Re: [css3-flexbox][css3-align] start/end vs. before/after

As a developer, my take would be to use the same naming convention for both 
axis. Being forced to memorize two keypairs with similar meaning in 
different contexts is simply a pain, however you would justify it. For 
instance, I'm regulary tricked when I have to use "middle" instead of 
"center" (I think this is in vertical-align).

Whichever direction the flow has, everybody can understand it has a "start" 
and an "end". However, I see "before" and "after" as confusing, because they 
don't specify to what they're relative to.

How can you be "before" or "after" something inside a single cell?

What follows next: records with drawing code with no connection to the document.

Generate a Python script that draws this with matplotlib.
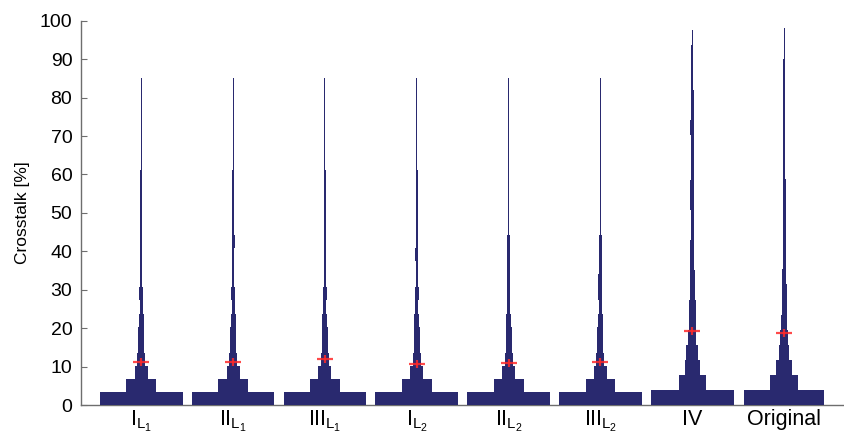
import numpy as np
import matplotlib
matplotlib.use("Agg")
import matplotlib.pyplot as plt

plt.rcParams['font.family'] = ['Liberation Sans', 'DejaVu Sans']
plt.rcParams['mathtext.fontset'] = 'custom'
plt.rcParams['mathtext.rm'] = 'Liberation Sans'
plt.rcParams['mathtext.it'] = 'Liberation Sans:italic'

# ---- data ----
categories = [r'$\mathrm{I}_{\mathrm{L}_1}$', r'$\mathrm{II}_{\mathrm{L}_1}$', r'$\mathrm{III}_{\mathrm{L}_1}$',
              r'$\mathrm{I}_{\mathrm{L}_2}$', r'$\mathrm{II}_{\mathrm{L}_2}$', r'$\mathrm{III}_{\mathrm{L}_2}$',
              'IV', 'Original']

# histogram top (max crosstalk, %) per group
hist_max = [85, 85, 85, 85, 85, 85, 97.7, 98]

# relative bin counts (25 equal bins from 0 to hist_max)
counts_I_L1 = [83, 30, 13, 8, 6, 6, 5, 3, 4, 2.3, 2.3, 2.3, 2.3, 1.7, 1.7, 1.7, 1.7, 1.7, 1, 1, 1, 1, 1, 1, 1]
counts_II_L1 = [83, 30, 13, 8, 6, 6, 5, 3, 3.5, 2.3, 2.3, 2.3, 3, 2.3, 1.7, 1.7, 1.7, 1.7, 1, 1, 1, 1, 1, 1, 1]
counts_III_L1 = [83, 30, 13, 8, 6, 6, 5, 3, 3.5, 2.3, 2.3, 2.3, 2.3, 1.7, 1.7, 2.3, 1.7, 1.3, 1, 1, 1, 1, 1, 1, 1]
counts_I_L2 = [83, 30, 13, 8, 6, 6, 5, 3, 3.5, 2.3, 2.3, 3, 2.3, 1.7, 1.7, 1.7, 1.7, 1.7, 1, 1, 1, 1, 1, 1, 1]
counts_II_L2 = [83, 30, 13, 8, 6, 6, 5, 3, 3.5, 2.3, 2.3, 3, 2.3, 1.7, 1.7, 1.7, 1.7, 1.7, 1, 1, 1, 1, 1, 1, 1]
counts_III_L2 = [83, 30, 13, 8, 6, 6, 5, 3, 4, 4, 2.3, 2.3, 3, 1.3, 1.3, 1.3, 1.3, 1.3, 1, 1, 1, 1, 1, 1, 1]
counts_IV = [83, 27, 15, 12, 7.7, 6.5, 6.5, 5, 5, 4, 4, 3.3, 3.3, 4.3, 4, 3, 3, 3, 4, 3, 3, 2, 2, 2, 1]
counts_Original = [80.7, 27.7, 15.7, 10, 8, 6, 5, 5, 4.5, 3, 3, 3, 3, 3, 3, 2.3, 2.3, 2.3, 2.3, 2.3, 2.3, 1.3, 1.3, 1, 1]

all_counts = [counts_I_L1, counts_II_L1, counts_III_L1, counts_I_L2, counts_II_L2,
              counts_III_L2, counts_IV, counts_Original]

# mean crosstalk (red cross)
means = [11.2, 11.3, 12.0, 10.8, 11.0, 11.2, 19.2, 18.7]

yticks = [0, 10, 20, 30, 40, 50, 60, 70, 80, 90, 100]

# ---- plot ----
bar_color = '#29296f'
fig = plt.figure(figsize=(8.45, 4.37), dpi=100)
ax = fig.add_axes([0.0955, 0.0732, 0.902, 0.8794])

gmax = max(max(c) for c in all_counts)
for i, (cnt, top) in enumerate(zip(all_counts, hist_max)):
    x = i + 1
    cnt = np.asarray(cnt, dtype=float)
    edges = np.linspace(0, top, len(cnt) + 1)
    w = cnt / gmax * 0.9
    ax.bar(np.full(len(cnt), x), height=np.diff(edges), bottom=edges[:-1], width=w,
           color=bar_color, edgecolor='none', linewidth=0, zorder=3)

xs = np.arange(1, len(categories) + 1)
ax.plot(xs, means, linestyle='none', marker='_', markersize=11.5, markeredgewidth=1.6,
        color='#ff2a2a', alpha=0.85, zorder=4)
ax.plot(xs, means, linestyle='none', marker='|', markersize=5.5, markeredgewidth=1.6,
        color='#ff2a2a', alpha=0.85, zorder=4)

ax.set_xlim(0.34, 8.64)
ax.set_ylim(0, 100)
ax.set_yticks(yticks)
ax.set_xticks(xs)
ax.set_xticklabels(categories)
ax.set_ylabel('Crosstalk [%]', fontsize=12.5, labelpad=7)

for s in ['top', 'right']:
    ax.spines[s].set_visible(False)
for s in ['left', 'bottom']:
    ax.spines[s].set_color('#6e6e6e')
    ax.spines[s].set_linewidth(1.0)
ax.tick_params(axis='y', direction='in', length=4.5, color='#6e6e6e', labelsize=14, pad=6)
ax.tick_params(axis='x', direction='in', length=4.5, color='#6e6e6e', labelsize=15.5, pad=3)

fig.savefig('out.png', dpi=100)
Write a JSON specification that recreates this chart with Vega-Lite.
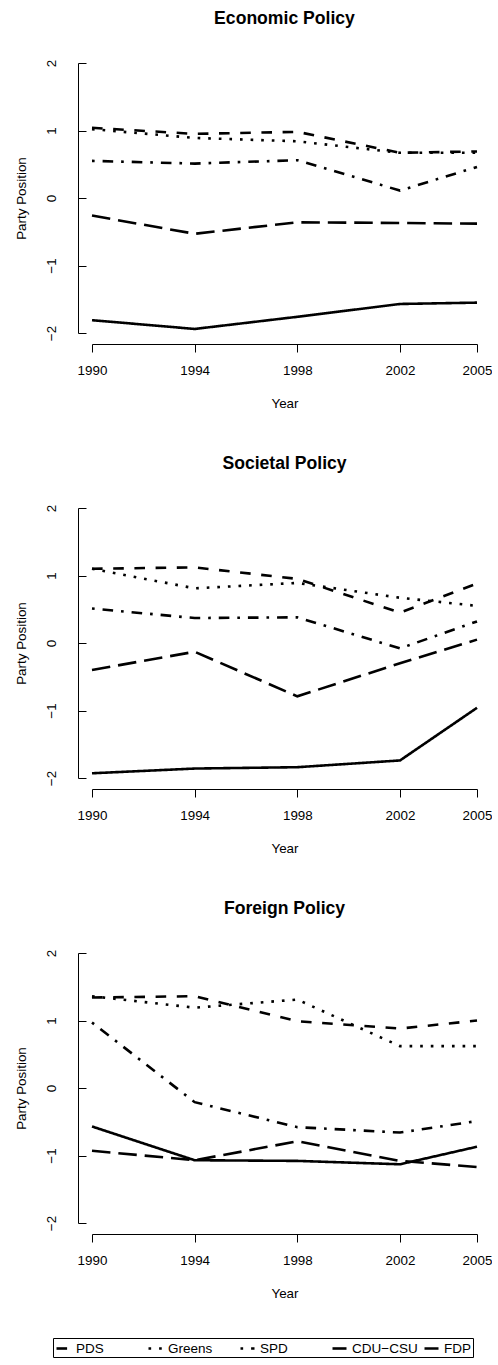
{
  "$schema": "https://vega.github.io/schema/vega-lite/v6.json",
  "padding": {"left": 14, "top": 9, "right": 0, "bottom": 6},
  "background": "white",
  "datasets": {
    "positions": [
      {"policy": "Economic Policy", "party": "PDS", "year": 1990, "position": 1.04},
      {"policy": "Economic Policy", "party": "PDS", "year": 1994, "position": 0.95},
      {"policy": "Economic Policy", "party": "PDS", "year": 1998, "position": 0.98},
      {"policy": "Economic Policy", "party": "PDS", "year": 2002, "position": 0.67},
      {"policy": "Economic Policy", "party": "PDS", "year": 2005, "position": 0.69},
      {"policy": "Economic Policy", "party": "Greens", "year": 1990, "position": 1.02},
      {"policy": "Economic Policy", "party": "Greens", "year": 1994, "position": 0.89},
      {"policy": "Economic Policy", "party": "Greens", "year": 1998, "position": 0.84},
      {"policy": "Economic Policy", "party": "Greens", "year": 2002, "position": 0.67},
      {"policy": "Economic Policy", "party": "Greens", "year": 2005, "position": 0.67},
      {"policy": "Economic Policy", "party": "SPD", "year": 1990, "position": 0.55},
      {"policy": "Economic Policy", "party": "SPD", "year": 1994, "position": 0.51},
      {"policy": "Economic Policy", "party": "SPD", "year": 1998, "position": 0.56},
      {"policy": "Economic Policy", "party": "SPD", "year": 2002, "position": 0.11},
      {"policy": "Economic Policy", "party": "SPD", "year": 2005, "position": 0.46},
      {"policy": "Economic Policy", "party": "CDU−CSU", "year": 1990, "position": -0.26},
      {"policy": "Economic Policy", "party": "CDU−CSU", "year": 1994, "position": -0.53},
      {"policy": "Economic Policy", "party": "CDU−CSU", "year": 1998, "position": -0.36},
      {"policy": "Economic Policy", "party": "CDU−CSU", "year": 2002, "position": -0.37},
      {"policy": "Economic Policy", "party": "CDU−CSU", "year": 2005, "position": -0.38},
      {"policy": "Economic Policy", "party": "FDP", "year": 1990, "position": -1.81},
      {"policy": "Economic Policy", "party": "FDP", "year": 1994, "position": -1.94},
      {"policy": "Economic Policy", "party": "FDP", "year": 1998, "position": -1.76},
      {"policy": "Economic Policy", "party": "FDP", "year": 2002, "position": -1.57},
      {"policy": "Economic Policy", "party": "FDP", "year": 2005, "position": -1.55},

      {"policy": "Societal Policy", "party": "PDS", "year": 1990, "position": 1.10},
      {"policy": "Societal Policy", "party": "PDS", "year": 1994, "position": 1.12},
      {"policy": "Societal Policy", "party": "PDS", "year": 1998, "position": 0.95},
      {"policy": "Societal Policy", "party": "PDS", "year": 2002, "position": 0.45},
      {"policy": "Societal Policy", "party": "PDS", "year": 2005, "position": 0.88},
      {"policy": "Societal Policy", "party": "Greens", "year": 1990, "position": 1.10},
      {"policy": "Societal Policy", "party": "Greens", "year": 1994, "position": 0.81},
      {"policy": "Societal Policy", "party": "Greens", "year": 1998, "position": 0.89},
      {"policy": "Societal Policy", "party": "Greens", "year": 2002, "position": 0.67},
      {"policy": "Societal Policy", "party": "Greens", "year": 2005, "position": 0.55},
      {"policy": "Societal Policy", "party": "SPD", "year": 1990, "position": 0.51},
      {"policy": "Societal Policy", "party": "SPD", "year": 1994, "position": 0.37},
      {"policy": "Societal Policy", "party": "SPD", "year": 1998, "position": 0.38},
      {"policy": "Societal Policy", "party": "SPD", "year": 2002, "position": -0.08},
      {"policy": "Societal Policy", "party": "SPD", "year": 2005, "position": 0.32},
      {"policy": "Societal Policy", "party": "CDU−CSU", "year": 1990, "position": -0.40},
      {"policy": "Societal Policy", "party": "CDU−CSU", "year": 1994, "position": -0.13},
      {"policy": "Societal Policy", "party": "CDU−CSU", "year": 1998, "position": -0.79},
      {"policy": "Societal Policy", "party": "CDU−CSU", "year": 2002, "position": -0.30},
      {"policy": "Societal Policy", "party": "CDU−CSU", "year": 2005, "position": 0.05},
      {"policy": "Societal Policy", "party": "FDP", "year": 1990, "position": -1.93},
      {"policy": "Societal Policy", "party": "FDP", "year": 1994, "position": -1.86},
      {"policy": "Societal Policy", "party": "FDP", "year": 1998, "position": -1.84},
      {"policy": "Societal Policy", "party": "FDP", "year": 2002, "position": -1.74},
      {"policy": "Societal Policy", "party": "FDP", "year": 2005, "position": -0.96},

      {"policy": "Foreign Policy", "party": "PDS", "year": 1990, "position": 1.34},
      {"policy": "Foreign Policy", "party": "PDS", "year": 1994, "position": 1.36},
      {"policy": "Foreign Policy", "party": "PDS", "year": 1998, "position": 0.99},
      {"policy": "Foreign Policy", "party": "PDS", "year": 2002, "position": 0.88},
      {"policy": "Foreign Policy", "party": "PDS", "year": 2005, "position": 1.00},
      {"policy": "Foreign Policy", "party": "Greens", "year": 1990, "position": 1.36},
      {"policy": "Foreign Policy", "party": "Greens", "year": 1994, "position": 1.19},
      {"policy": "Foreign Policy", "party": "Greens", "year": 1998, "position": 1.31},
      {"policy": "Foreign Policy", "party": "Greens", "year": 2002, "position": 0.62},
      {"policy": "Foreign Policy", "party": "Greens", "year": 2005, "position": 0.62},
      {"policy": "Foreign Policy", "party": "SPD", "year": 1990, "position": 0.97},
      {"policy": "Foreign Policy", "party": "SPD", "year": 1994, "position": -0.21},
      {"policy": "Foreign Policy", "party": "SPD", "year": 1998, "position": -0.58},
      {"policy": "Foreign Policy", "party": "SPD", "year": 2002, "position": -0.66},
      {"policy": "Foreign Policy", "party": "SPD", "year": 2005, "position": -0.49},
      {"policy": "Foreign Policy", "party": "CDU−CSU", "year": 1990, "position": -0.93},
      {"policy": "Foreign Policy", "party": "CDU−CSU", "year": 1994, "position": -1.07},
      {"policy": "Foreign Policy", "party": "CDU−CSU", "year": 1998, "position": -0.79},
      {"policy": "Foreign Policy", "party": "CDU−CSU", "year": 2002, "position": -1.08},
      {"policy": "Foreign Policy", "party": "CDU−CSU", "year": 2005, "position": -1.17},
      {"policy": "Foreign Policy", "party": "FDP", "year": 1990, "position": -0.57},
      {"policy": "Foreign Policy", "party": "FDP", "year": 1994, "position": -1.07},
      {"policy": "Foreign Policy", "party": "FDP", "year": 1998, "position": -1.08},
      {"policy": "Foreign Policy", "party": "FDP", "year": 2002, "position": -1.13},
      {"policy": "Foreign Policy", "party": "FDP", "year": 2005, "position": -0.87}
    ]
  },
  "data": {"name": "positions"},
  "spacing": 44,
  "vconcat": [
    {
      "title": "Economic Policy",
      "width": 385,
      "height": 270,
      "transform": [{"filter": "datum.policy === 'Economic Policy'"}],
      "mark": {"type": "line", "color": "black", "strokeWidth": 2.6, "strokeCap": "butt"},
      "encoding": {
        "x": {"field": "year", "type": "quantitative", "scale": {"domain": [1990, 2005], "nice": false, "zero": false},
              "axis": {"title": "Year", "values": [1990, 1994, 1998, 2002, 2005], "format": "d"}},
        "y": {"field": "position", "type": "quantitative", "scale": {"domain": [-2, 2], "nice": false},
              "axis": {"title": "Party Position", "values": [-2, -1, 0, 1, 2], "format": "d"}},
        "strokeDash": {"field": "party", "type": "nominal",
                       "scale": {"domain": ["PDS", "Greens", "SPD", "CDU−CSU", "FDP"],
                                 "range": [[10.6, 10.6], [2.65, 7.95], [2.65, 7.95, 10.6, 7.95], [18.5, 7.95], [1, 0]]},
                       "legend": {"title": null, "orient": "none", "legendX": -39, "legendY": 1275, "direction": "horizontal", "columns": 5}}
      }
    },
    {
      "title": "Societal Policy",
      "width": 385,
      "height": 270,
      "transform": [{"filter": "datum.policy === 'Societal Policy'"}],
      "mark": {"type": "line", "color": "black", "strokeWidth": 2.6, "strokeCap": "butt"},
      "encoding": {
        "x": {"field": "year", "type": "quantitative", "scale": {"domain": [1990, 2005], "nice": false, "zero": false},
              "axis": {"title": "Year", "values": [1990, 1994, 1998, 2002, 2005], "format": "d"}},
        "y": {"field": "position", "type": "quantitative", "scale": {"domain": [-2, 2], "nice": false},
              "axis": {"title": "Party Position", "values": [-2, -1, 0, 1, 2], "format": "d"}},
        "strokeDash": {"field": "party", "type": "nominal"}
      }
    },
    {
      "title": "Foreign Policy",
      "width": 385,
      "height": 270,
      "transform": [{"filter": "datum.policy === 'Foreign Policy'"}],
      "mark": {"type": "line", "color": "black", "strokeWidth": 2.6, "strokeCap": "butt"},
      "encoding": {
        "x": {"field": "year", "type": "quantitative", "scale": {"domain": [1990, 2005], "nice": false, "zero": false},
              "axis": {"title": "Year", "values": [1990, 1994, 1998, 2002, 2005], "format": "d"}},
        "y": {"field": "position", "type": "quantitative", "scale": {"domain": [-2, 2], "nice": false},
              "axis": {"title": "Party Position", "values": [-2, -1, 0, 1, 2], "format": "d"}},
        "strokeDash": {"field": "party", "type": "nominal"}
      }
    }
  ],
  "resolve": {"scale": {"strokeDash": "shared"}, "legend": {"strokeDash": "shared"}},
  "config": {
    "font": "Liberation Sans",
    "view": {"stroke": null},
    "title": {"fontSize": 17.6, "fontWeight": "bold", "color": "black", "anchor": "middle", "offset": 32},
    "axis": {
      "grid": false,
      "domainColor": "black",
      "tickColor": "black",
      "labelColor": "black",
      "titleColor": "black",
      "labelFontSize": 13.4,
      "titleFontSize": 13.4,
      "titleFontWeight": "normal",
      "labelFlush": false,
      "domainWidth": 1,
      "tickWidth": 1
    },
    "axisX": {"offset": 11, "tickSize": 8, "labelPadding": 11, "titlePadding": 20},
    "axisY": {"offset": 14, "tickSize": -8, "labelAngle": -90, "labelAlign": "center", "labelBaseline": "bottom", "labelPadding": 28, "titlePadding": 16},
    "legend": {
      "gridAlign": "all",
      "symbolType": "stroke",
      "symbolSize": 196,
      "symbolStrokeWidth": 2.6,
      "symbolStrokeColor": "black",
      "labelFontSize": 13.5,
      "labelColor": "black",
      "labelOffset": 4,
      "columnPadding": 1,
      "strokeColor": "black",
      "padding": 2
    }
  }
}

-----Message d'origine----- 
From: Chris Jones
Sent: Saturday, May 19, 2012 1:23 AM
To: Tab Atkins Jr. ; fantasai
Cc: www-style@w3.org ; Sylvain Galineau ; Phil Cupp ; Markus Mielke
Subject: RE: [css3-flexbox][css3-align] start/end vs. before/after

As stated, the issue [1] implies an update of some of the Grid layout 
module's alignment property. However, we disagree that column alignment and 
row alignment in Grid (or inline and stacking alignment in Flexbox) are 
different enough from each other to warrant different names for property 
values.

We recognize that the proposed property names have their roots in the 
concepts of content alignment and justification, and that these concepts 
have different histories, and in some cases, different use cases. It doesn't 
make sense to talk about justifying content on a baseline, for example. That 
said, Grid item alignment isn't analogous to content alignment - we don't 
support aligning content to a row's baseline, nor do I think we intend to. 
In fact, the range of use cases for row alignment of a Grid item in a Grid 
cell is exactly the same as for column alignment in a Grid cell. (Keep in 
mind that a Grid cell itself doesn’t have inline content - only the Grid 
item has inline content, and the Grid item, as a separate element, can be 
subject to the kind of content justification/alignment properties in 
fantasai's proposal.)

That being the case, there's no need to confuse the end user with needless 
differences in syntax. For example, the unified syntax in the attached 
example is, we think, simpler and easier to understand than the split 
syntax. Three basic value names (start, end, center) are easier to remember 
than five (start, end, center, before, after), as well as figuring out which 
set of names attaches to which property.

Similar arguments are applicable to Flexbox - at the root, these are 
positioning controls for items. Like Grid, inline content in Flexbox is 
actually wrapped with an anonymous box, and not floating in the Flexbox 
element itself, subject to alignment properties. That being the case, let's 
keep content alignment properties separate from the item alignment 
properties in Grid and Flexbox.

Cheers,

-Chris

[1] http://wiki.csswg.org/topics/start-end-before-after-align


-----Original Message-----
From: Tab Atkins Jr. [mailto:jackalmage@gmail.com]
Sent: Wednesday, May 16, 2012 4:13 PM
To: fantasai
Cc: www-style@w3.org
Subject: Re: [css3-flexbox][css3-align] start/end vs. before/after

On Wed, May 16, 2012 at 3:47 PM, fantasai <fantasai.lists@inkedblade.net> 
wrote:
> The Box Alignment proposal uses the flow-relative terms strictly, with
> the -justify properties using start/end and the -align properties
> using before/after.
>
> Aligning the two specs would mean Flexbox needs to switch flex-align,
> flex-item-align, and flex-line-pack to before/after. Are there any
> reasons not to do this?

No, it would be fine.  I use the terms cross-start/end consistently 
throughout the spec itself; it would be a little weird to say that 
"justify-outside:before" made it align its cross-start side against the 
cross-start side of the line, but whatever.